#### TASK TO COMPLETE:
Transcribe every line exactly and omit anything that is a picture.

#### DATA LINES:
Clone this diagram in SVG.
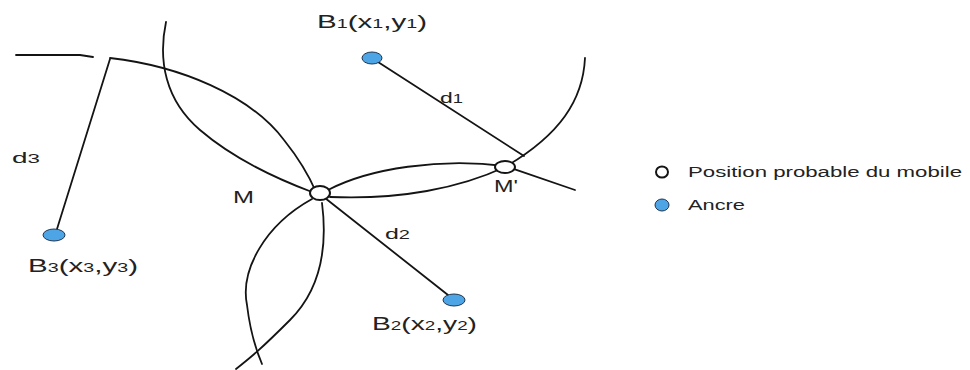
<svg xmlns="http://www.w3.org/2000/svg" width="970" height="370" viewBox="0 0 970 370">
<style>
.ln{fill:none;stroke:#141414;stroke-width:1.8;stroke-linecap:round}
.pos{fill:#fff;stroke:#141414;stroke-width:2}
.anc{fill:#4ea5e6;stroke:#1f3550;stroke-width:1}
.lbl{font-family:"Liberation Sans",Arial,sans-serif;fill:#222}
.big{font-size:18px}
.sub{font-size:12px}
.dl{font-size:15px}
.leg{font-size:14px}
</style>
<rect width="970" height="370" fill="#fff"/>
<g id="connectors">
  <path class="ln" d="M16,55 L80,55 L93,57"/>
  <path class="ln" d="M110,59 L57,229"/>
  <path class="ln" d="M110,58 C180,66 250,95 284,140 C300,160 310,178 316,192"/>
  <path class="ln" d="M166,22 C158,60 165,100 200,130 S280,180 312,192"/>
  <path class="ln" d="M312,199 C265,225 240,270 247,305 C250,330 256,350 262,364"/>
  <path class="ln" d="M322,203 C328,250 320,290 290,320 S250,358 236,369"/>
  <path class="ln" d="M328,190 C370,168 440,158 505,166 L575,190"/>
  <path class="ln" d="M585,58 C583,100 560,135 505,167 C460,188 400,200 330,197"/>
  <path class="ln" d="M378,62 L524,156"/>
  <path class="ln" d="M325,198 L448,295"/>
</g>
<g id="node-B1">
  <ellipse class="anc" cx="372" cy="58" rx="10" ry="6"/>
  <text class="lbl big" x="317" y="28" textLength="110" lengthAdjust="spacingAndGlyphs">B<tspan class="sub">1</tspan>(x<tspan class="sub">1</tspan>,y<tspan class="sub">1</tspan>)</text>
</g>
<g id="node-B2">
  <ellipse class="anc" cx="454" cy="300" rx="11" ry="6"/>
  <text class="lbl big" x="372" y="330" textLength="105" lengthAdjust="spacingAndGlyphs">B<tspan class="sub">2</tspan>(x<tspan class="sub">2</tspan>,y<tspan class="sub">2</tspan>)</text>
</g>
<g id="node-B3">
  <ellipse class="anc" cx="54" cy="235" rx="11" ry="6"/>
  <text class="lbl big" x="28" y="272" textLength="110" lengthAdjust="spacingAndGlyphs">B<tspan class="sub">3</tspan>(x<tspan class="sub">3</tspan>,y<tspan class="sub">3</tspan>)</text>
</g>
<g id="node-M">
  <ellipse class="pos" cx="320" cy="193" rx="10" ry="7"/>
  <text class="lbl" x="233" y="203" font-size="16" textLength="21" lengthAdjust="spacingAndGlyphs">M</text>
</g>
<g id="node-Mprime">
  <ellipse class="pos" cx="505" cy="167" rx="10" ry="6"/>
  <text class="lbl" x="494" y="192" font-size="16" textLength="24" lengthAdjust="spacingAndGlyphs">M'</text>
</g>
<g id="distance-labels">
  <text class="lbl dl" x="440" y="103" textLength="23" lengthAdjust="spacingAndGlyphs">d<tspan class="sub">1</tspan></text>
  <text class="lbl dl" x="385" y="239" textLength="25" lengthAdjust="spacingAndGlyphs">d<tspan class="sub">2</tspan></text>
  <text class="lbl dl" x="12" y="163" textLength="28" lengthAdjust="spacingAndGlyphs">d<tspan class="sub">3</tspan></text>
</g>
<g id="legend">
  <ellipse class="pos" cx="662" cy="172" rx="6" ry="5.5"/>
  <text class="lbl leg" x="688" y="177" textLength="274" lengthAdjust="spacingAndGlyphs">Position probable du mobile</text>
  <ellipse class="anc" cx="662" cy="205" rx="7" ry="6"/>
  <text class="lbl leg" x="688" y="210" textLength="57" lengthAdjust="spacingAndGlyphs">Ancre</text>
</g>
</svg>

#### EXERCISE RESULT:
Clone this diagram in SVG.
<svg xmlns="http://www.w3.org/2000/svg" width="970" height="370" viewBox="0 0 970 370">
<style>
.ln{fill:none;stroke:#141414;stroke-width:1.8;stroke-linecap:round}
.pos{fill:#fff;stroke:#141414;stroke-width:2}
.anc{fill:#4ea5e6;stroke:#1f3550;stroke-width:1}
.lbl{font-family:"Liberation Sans",Arial,sans-serif;fill:#222}
.big{font-size:18px}
.sub{font-size:12px}
.dl{font-size:15px}
.leg{font-size:14px}
</style>
<rect width="970" height="370" fill="#fff"/>
<g id="connectors">
  <path class="ln" d="M16,55 L80,55 L93,57"/>
  <path class="ln" d="M110,59 L57,229"/>
  <path class="ln" d="M110,58 C180,66 250,95 284,140 C300,160 310,178 316,192"/>
  <path class="ln" d="M166,22 C158,60 165,100 200,130 S280,180 312,192"/>
  <path class="ln" d="M312,199 C265,225 240,270 247,305 C250,330 256,350 262,364"/>
  <path class="ln" d="M322,203 C328,250 320,290 290,320 S250,358 236,369"/>
  <path class="ln" d="M328,190 C370,168 440,158 505,166 L575,190"/>
  <path class="ln" d="M585,58 C583,100 560,135 505,167 C460,188 400,200 330,197"/>
  <path class="ln" d="M378,62 L524,156"/>
  <path class="ln" d="M325,198 L448,295"/>
</g>
<g id="node-B1">
  <ellipse class="anc" cx="372" cy="58" rx="10" ry="6"/>
  <text class="lbl big" x="317" y="28" textLength="110" lengthAdjust="spacingAndGlyphs">B<tspan class="sub">1</tspan>(x<tspan class="sub">1</tspan>,y<tspan class="sub">1</tspan>)</text>
</g>
<g id="node-B2">
  <ellipse class="anc" cx="454" cy="300" rx="11" ry="6"/>
  <text class="lbl big" x="372" y="330" textLength="105" lengthAdjust="spacingAndGlyphs">B<tspan class="sub">2</tspan>(x<tspan class="sub">2</tspan>,y<tspan class="sub">2</tspan>)</text>
</g>
<g id="node-B3">
  <ellipse class="anc" cx="54" cy="235" rx="11" ry="6"/>
  <text class="lbl big" x="28" y="272" textLength="110" lengthAdjust="spacingAndGlyphs">B<tspan class="sub">3</tspan>(x<tspan class="sub">3</tspan>,y<tspan class="sub">3</tspan>)</text>
</g>
<g id="node-M">
  <ellipse class="pos" cx="320" cy="193" rx="10" ry="7"/>
  <text class="lbl" x="233" y="203" font-size="16" textLength="21" lengthAdjust="spacingAndGlyphs">M</text>
</g>
<g id="node-Mprime">
  <ellipse class="pos" cx="505" cy="167" rx="10" ry="6"/>
  <text class="lbl" x="494" y="192" font-size="16" textLength="24" lengthAdjust="spacingAndGlyphs">M'</text>
</g>
<g id="distance-labels">
  <text class="lbl dl" x="440" y="103" textLength="23" lengthAdjust="spacingAndGlyphs">d<tspan class="sub">1</tspan></text>
  <text class="lbl dl" x="385" y="239" textLength="25" lengthAdjust="spacingAndGlyphs">d<tspan class="sub">2</tspan></text>
  <text class="lbl dl" x="12" y="163" textLength="28" lengthAdjust="spacingAndGlyphs">d<tspan class="sub">3</tspan></text>
</g>
<g id="legend">
  <ellipse class="pos" cx="662" cy="172" rx="6" ry="5.5"/>
  <text class="lbl leg" x="688" y="177" textLength="274" lengthAdjust="spacingAndGlyphs">Position probable du mobile</text>
  <ellipse class="anc" cx="662" cy="205" rx="7" ry="6"/>
  <text class="lbl leg" x="688" y="210" textLength="57" lengthAdjust="spacingAndGlyphs">Ancre</text>
</g>
</svg>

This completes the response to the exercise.